**Exercise:**
Write the data out again exactly, dropping any images it holds.

**The input:**
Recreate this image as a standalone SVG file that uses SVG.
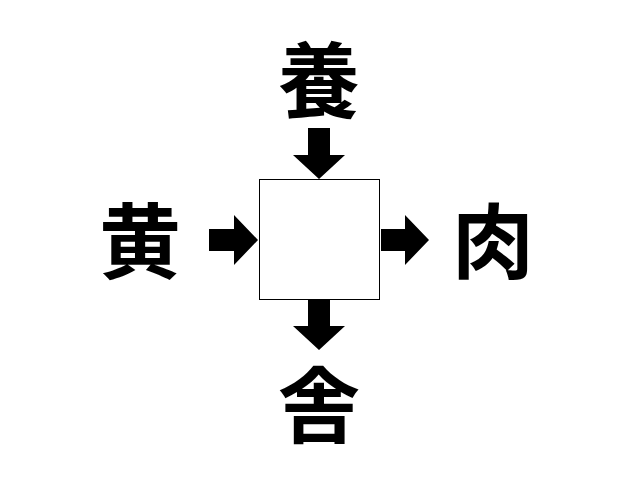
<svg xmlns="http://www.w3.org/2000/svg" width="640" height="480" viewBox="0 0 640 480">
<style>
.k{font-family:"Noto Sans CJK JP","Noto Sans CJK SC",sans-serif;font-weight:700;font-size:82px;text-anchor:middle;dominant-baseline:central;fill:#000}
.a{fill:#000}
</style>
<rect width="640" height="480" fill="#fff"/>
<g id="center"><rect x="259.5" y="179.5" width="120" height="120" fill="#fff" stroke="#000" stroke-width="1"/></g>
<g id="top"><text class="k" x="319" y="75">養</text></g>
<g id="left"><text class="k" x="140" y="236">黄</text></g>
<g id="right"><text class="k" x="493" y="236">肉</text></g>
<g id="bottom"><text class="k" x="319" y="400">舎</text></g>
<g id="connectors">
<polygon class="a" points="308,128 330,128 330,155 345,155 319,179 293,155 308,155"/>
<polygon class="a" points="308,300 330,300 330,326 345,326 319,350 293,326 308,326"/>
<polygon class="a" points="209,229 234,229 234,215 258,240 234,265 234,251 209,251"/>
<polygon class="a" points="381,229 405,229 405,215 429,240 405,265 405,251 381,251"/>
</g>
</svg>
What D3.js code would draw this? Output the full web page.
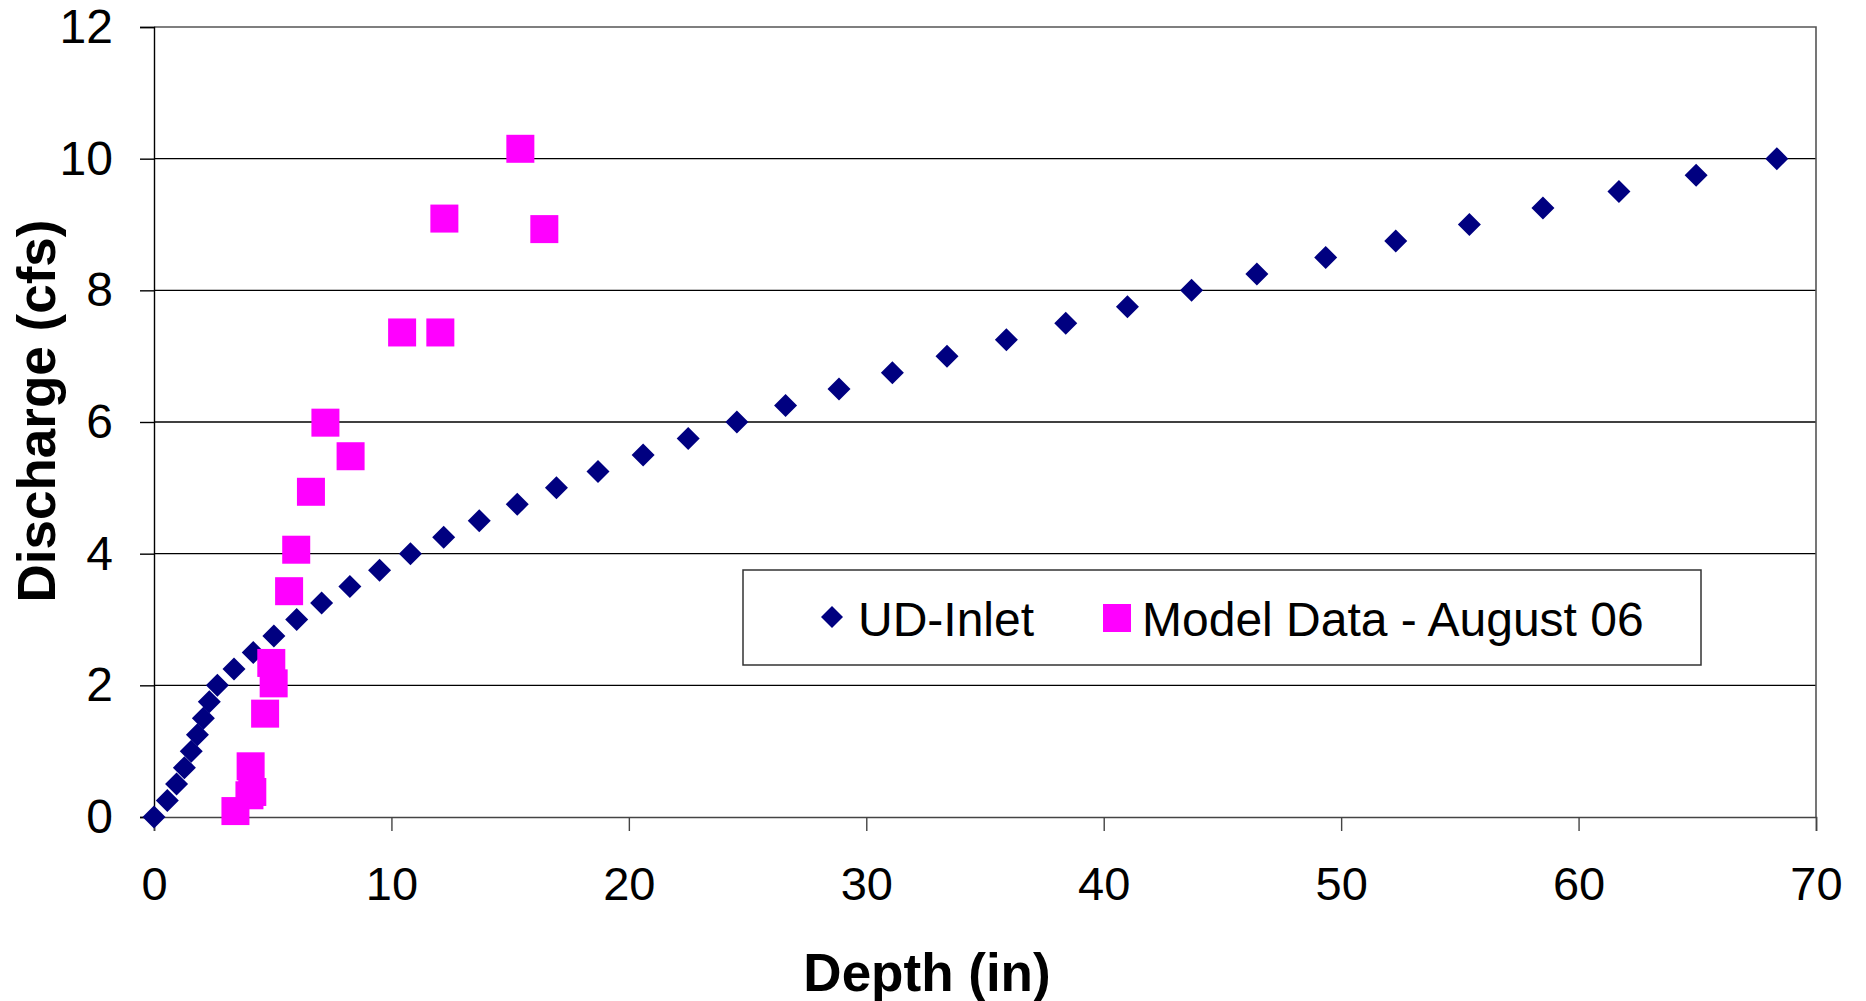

**Expected answer:**
Recreate this image as a standalone SVG file that uses SVG.
<svg xmlns="http://www.w3.org/2000/svg" width="640" height="480" viewBox="0 0 640 480">
<style>
.k{font-family:"Noto Sans CJK JP","Noto Sans CJK SC",sans-serif;font-weight:700;font-size:82px;text-anchor:middle;dominant-baseline:central;fill:#000}
.a{fill:#000}
</style>
<rect width="640" height="480" fill="#fff"/>
<g id="center"><rect x="259.5" y="179.5" width="120" height="120" fill="#fff" stroke="#000" stroke-width="1"/></g>
<g id="top"><text class="k" x="319" y="75">養</text></g>
<g id="left"><text class="k" x="140" y="236">黄</text></g>
<g id="right"><text class="k" x="493" y="236">肉</text></g>
<g id="bottom"><text class="k" x="319" y="400">舎</text></g>
<g id="connectors">
<polygon class="a" points="308,128 330,128 330,155 345,155 319,179 293,155 308,155"/>
<polygon class="a" points="308,300 330,300 330,326 345,326 319,350 293,326 308,326"/>
<polygon class="a" points="209,229 234,229 234,215 258,240 234,265 234,251 209,251"/>
<polygon class="a" points="381,229 405,229 405,215 429,240 405,265 405,251 381,251"/>
</g>
</svg>
What D3.js code would draw this? Output the full web page.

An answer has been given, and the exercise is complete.